But many forms of narrative (including some that claim simply to recount what actually happened) are in fact governed by symbolic modes of organization. As Herbert Richardson says of myth, a significant form of narrative for our purposes, "mythical discourse rises at the level of the total story, the most complex level of linguistic utterance. The linguistic unit appropriate to myth is not the single word nor even the sentence, but the story." Thus, the truth of a narrative in this sense does not arise from the "correspondence" of its words or sentences to "reality," but from the coherence of the story as a whole. Just as a poem cannot be paraphrased conceptually without irreparable loss, neither can such narrative be. [Robert N. Bellah, Religion in Human Evolution: From the Paleolithic to the Axial Age (Cambridge, MA: Belknap Press of Harvard University Press, 2011), 32-3]
When it comes to telling big stories about the order of existence, then, even if they are scientific stories, they will have religious implications. It is better to face this fact head on than try to deny it. ...
... myth is not science. Myth can be true, but it is a different kind of truth from the truth of science and must be judged by different criteria, ... . I would argue that the myths told by the ancient Israelite prophets, by Socrates, Plato, and Aristotle, by Confucius and Mencius, and by the Buddha, just to stay within the purview of this book, are all true myths. ... they are all worthy of belief, and I find it possible to believe in all of them in rather deep but not exclusive ways. (Ibid., 47)
Myth is a profoundly ambiguous word, so it would be well to be clear what Donald means by it:
Mythical thought, in our terms, might be regarded as a unified, collectively held system of explanatory and regulatory metaphors. The mind has expanded its reach beyond the episodic perception of events, beyond the mimetic reconstruction of episdes, to a comprehensive modeling of the entire human universe. Causal explanation, prediction, control—myth constitute an attempt at all three, and every aspect of life is permeated by myth.
(Ibid., 134)
In the evolutionary view, which I might add informs ANE (Ancient Near-East) studies, the mythic stage is where stories are created for the purpose of understanding the world. These stories are existential in purpose, where the goal is that the person can feel some manner of coherence in the world. As stories, they have no actual correspondence to reality, and do not need to have any. As long as a story can fulfill its existential function, it is successful. In this light, "true myth" merely means that the story is coherent, but it does not need to have any correspondence with reality, because "myth is not science."
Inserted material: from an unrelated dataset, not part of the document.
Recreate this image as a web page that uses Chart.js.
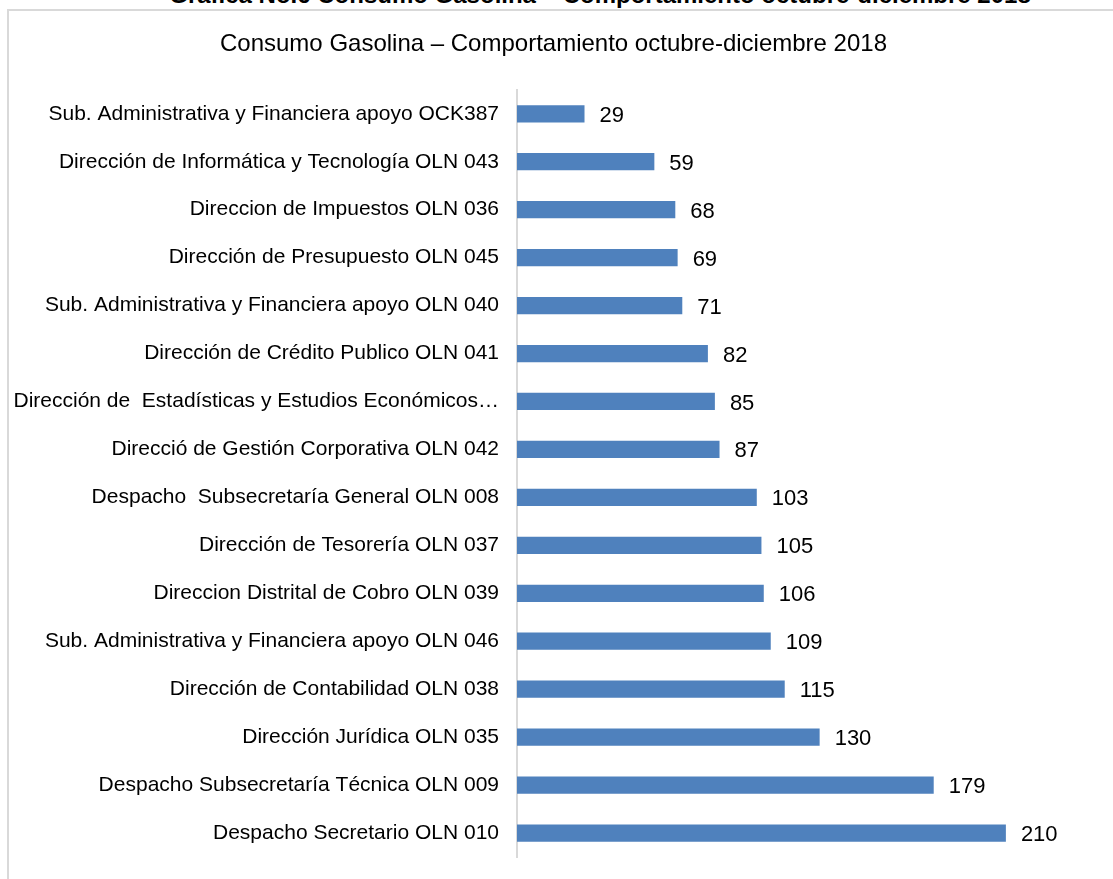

In colloquial terms, "myth" signifies that something is fictional and thus false. In the technical discipline of the history and philosophy of religion, "myth" is stated to be "a unified, collectively held system of explanatory and regulatory metaphors," which when boiled down still means that it is false in the colloquial sense of the term, in the sense that there is a true correspondence to reality. It is in this sense that Christianity can never be said to be a "myth" or even a "true myth," for Christianity proclaims historical, philosophical and scientific correspondence with reality. Christianity is first and foremost truth, before it deals with the existential problems of Man.
It is here that I think Christians need to be careful about the unspoken premises in ANE studies. ANE studies, while most definitely not fully wrong, are not neutral with regards to their presuppositions. The turn to the narrative might sound nice and "warm" for those rejecting Modernity, but it comes with baggage that is antithetical to Christianity. Plus, unless you are a Charismatic, one shouldn't decide on a theory based upon how one feels, but upon what is true according to Scripture, even if one feels no warmth in the truth.